--- BEGIN PROVIDED DATA ---
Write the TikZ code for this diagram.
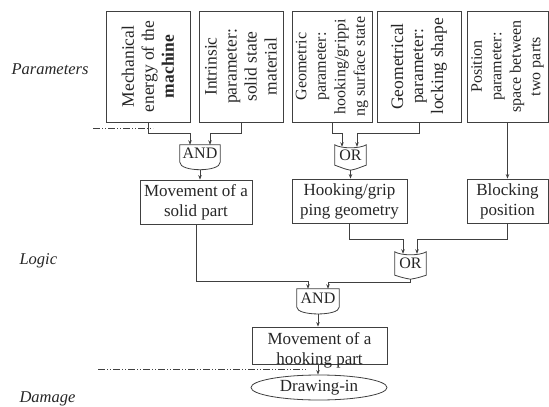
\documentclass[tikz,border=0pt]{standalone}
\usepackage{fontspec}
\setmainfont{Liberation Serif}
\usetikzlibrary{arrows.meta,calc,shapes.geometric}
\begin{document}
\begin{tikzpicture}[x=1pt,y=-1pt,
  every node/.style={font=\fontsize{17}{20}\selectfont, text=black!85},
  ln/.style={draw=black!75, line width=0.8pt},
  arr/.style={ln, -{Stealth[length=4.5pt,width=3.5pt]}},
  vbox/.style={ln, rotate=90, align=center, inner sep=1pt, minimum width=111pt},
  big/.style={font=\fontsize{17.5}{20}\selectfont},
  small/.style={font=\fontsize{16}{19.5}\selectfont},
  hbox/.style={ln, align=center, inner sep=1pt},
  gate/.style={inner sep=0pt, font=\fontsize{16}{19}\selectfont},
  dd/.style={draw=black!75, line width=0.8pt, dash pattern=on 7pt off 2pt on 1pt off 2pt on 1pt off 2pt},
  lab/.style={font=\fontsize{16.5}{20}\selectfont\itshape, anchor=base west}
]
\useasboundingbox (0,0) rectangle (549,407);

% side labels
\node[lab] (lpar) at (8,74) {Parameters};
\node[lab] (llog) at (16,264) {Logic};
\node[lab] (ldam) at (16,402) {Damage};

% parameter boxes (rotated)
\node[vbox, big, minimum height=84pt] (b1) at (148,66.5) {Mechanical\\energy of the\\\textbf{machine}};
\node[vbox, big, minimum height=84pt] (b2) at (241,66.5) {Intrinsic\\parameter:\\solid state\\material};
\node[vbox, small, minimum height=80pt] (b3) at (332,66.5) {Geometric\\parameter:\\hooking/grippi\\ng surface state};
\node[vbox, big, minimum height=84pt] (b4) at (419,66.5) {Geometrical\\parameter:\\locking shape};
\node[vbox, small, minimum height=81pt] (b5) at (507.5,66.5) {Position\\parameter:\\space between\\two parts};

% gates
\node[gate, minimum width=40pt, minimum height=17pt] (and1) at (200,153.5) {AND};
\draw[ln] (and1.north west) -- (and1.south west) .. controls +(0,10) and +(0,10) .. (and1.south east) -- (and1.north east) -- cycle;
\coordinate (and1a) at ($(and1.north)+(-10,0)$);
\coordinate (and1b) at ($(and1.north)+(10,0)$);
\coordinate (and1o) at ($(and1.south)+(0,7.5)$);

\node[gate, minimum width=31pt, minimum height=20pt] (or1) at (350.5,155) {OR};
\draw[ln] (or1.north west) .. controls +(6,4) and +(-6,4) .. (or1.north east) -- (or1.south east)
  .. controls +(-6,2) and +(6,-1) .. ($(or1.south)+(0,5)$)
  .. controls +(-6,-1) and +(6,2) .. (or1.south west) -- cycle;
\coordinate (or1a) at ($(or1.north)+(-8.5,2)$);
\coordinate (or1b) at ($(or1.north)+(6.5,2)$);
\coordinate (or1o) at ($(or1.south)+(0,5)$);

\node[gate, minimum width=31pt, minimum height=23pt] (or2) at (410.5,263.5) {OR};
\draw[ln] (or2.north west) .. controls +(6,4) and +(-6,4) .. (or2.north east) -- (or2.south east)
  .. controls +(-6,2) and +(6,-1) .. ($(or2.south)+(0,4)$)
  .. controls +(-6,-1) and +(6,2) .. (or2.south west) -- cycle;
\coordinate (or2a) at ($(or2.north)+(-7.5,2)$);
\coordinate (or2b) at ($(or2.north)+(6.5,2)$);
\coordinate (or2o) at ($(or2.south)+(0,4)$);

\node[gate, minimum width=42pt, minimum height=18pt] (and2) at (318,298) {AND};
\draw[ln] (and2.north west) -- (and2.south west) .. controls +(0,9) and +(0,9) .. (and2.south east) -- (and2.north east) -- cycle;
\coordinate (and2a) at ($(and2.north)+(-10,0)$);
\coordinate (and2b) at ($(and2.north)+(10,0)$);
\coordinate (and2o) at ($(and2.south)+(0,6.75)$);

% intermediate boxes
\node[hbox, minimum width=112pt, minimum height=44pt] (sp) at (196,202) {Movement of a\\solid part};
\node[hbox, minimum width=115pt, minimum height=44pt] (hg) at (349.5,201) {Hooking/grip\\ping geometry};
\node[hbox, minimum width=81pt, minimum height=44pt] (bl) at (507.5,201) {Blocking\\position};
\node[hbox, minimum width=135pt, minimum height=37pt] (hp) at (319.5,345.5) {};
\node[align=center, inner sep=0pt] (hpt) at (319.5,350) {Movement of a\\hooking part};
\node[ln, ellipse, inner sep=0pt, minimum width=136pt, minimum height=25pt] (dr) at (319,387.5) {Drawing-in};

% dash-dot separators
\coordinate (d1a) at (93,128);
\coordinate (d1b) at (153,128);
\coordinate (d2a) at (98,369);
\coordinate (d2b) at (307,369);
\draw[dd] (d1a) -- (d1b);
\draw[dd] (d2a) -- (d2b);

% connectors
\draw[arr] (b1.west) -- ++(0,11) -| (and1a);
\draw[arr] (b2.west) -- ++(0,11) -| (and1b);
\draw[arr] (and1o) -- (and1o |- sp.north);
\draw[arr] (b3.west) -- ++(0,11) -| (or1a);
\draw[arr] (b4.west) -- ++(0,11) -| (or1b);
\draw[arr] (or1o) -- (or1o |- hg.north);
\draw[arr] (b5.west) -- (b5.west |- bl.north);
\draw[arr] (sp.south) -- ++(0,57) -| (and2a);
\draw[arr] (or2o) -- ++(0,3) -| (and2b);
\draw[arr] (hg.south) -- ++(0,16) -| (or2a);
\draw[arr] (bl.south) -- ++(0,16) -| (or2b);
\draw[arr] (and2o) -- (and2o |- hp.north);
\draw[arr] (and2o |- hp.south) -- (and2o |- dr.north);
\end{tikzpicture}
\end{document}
--- END PROVIDED DATA ---
INSTRUCTION: Return nothing but the lines running from the start of the data to the line with "(ldam) at (16,402)", please, both ends included and no pictures.

THE REPLY:
Write the TikZ code for this diagram.
\documentclass[tikz,border=0pt]{standalone}
\usepackage{fontspec}
\setmainfont{Liberation Serif}
\usetikzlibrary{arrows.meta,calc,shapes.geometric}
\begin{document}
\begin{tikzpicture}[x=1pt,y=-1pt,
  every node/.style={font=\fontsize{17}{20}\selectfont, text=black!85},
  ln/.style={draw=black!75, line width=0.8pt},
  arr/.style={ln, -{Stealth[length=4.5pt,width=3.5pt]}},
  vbox/.style={ln, rotate=90, align=center, inner sep=1pt, minimum width=111pt},
  big/.style={font=\fontsize{17.5}{20}\selectfont},
  small/.style={font=\fontsize{16}{19.5}\selectfont},
  hbox/.style={ln, align=center, inner sep=1pt},
  gate/.style={inner sep=0pt, font=\fontsize{16}{19}\selectfont},
  dd/.style={draw=black!75, line width=0.8pt, dash pattern=on 7pt off 2pt on 1pt off 2pt on 1pt off 2pt},
  lab/.style={font=\fontsize{16.5}{20}\selectfont\itshape, anchor=base west}
]
\useasboundingbox (0,0) rectangle (549,407);

% side labels
\node[lab] (lpar) at (8,74) {Parameters};
\node[lab] (llog) at (16,264) {Logic};
\node[lab] (ldam) at (16,402) {Damage};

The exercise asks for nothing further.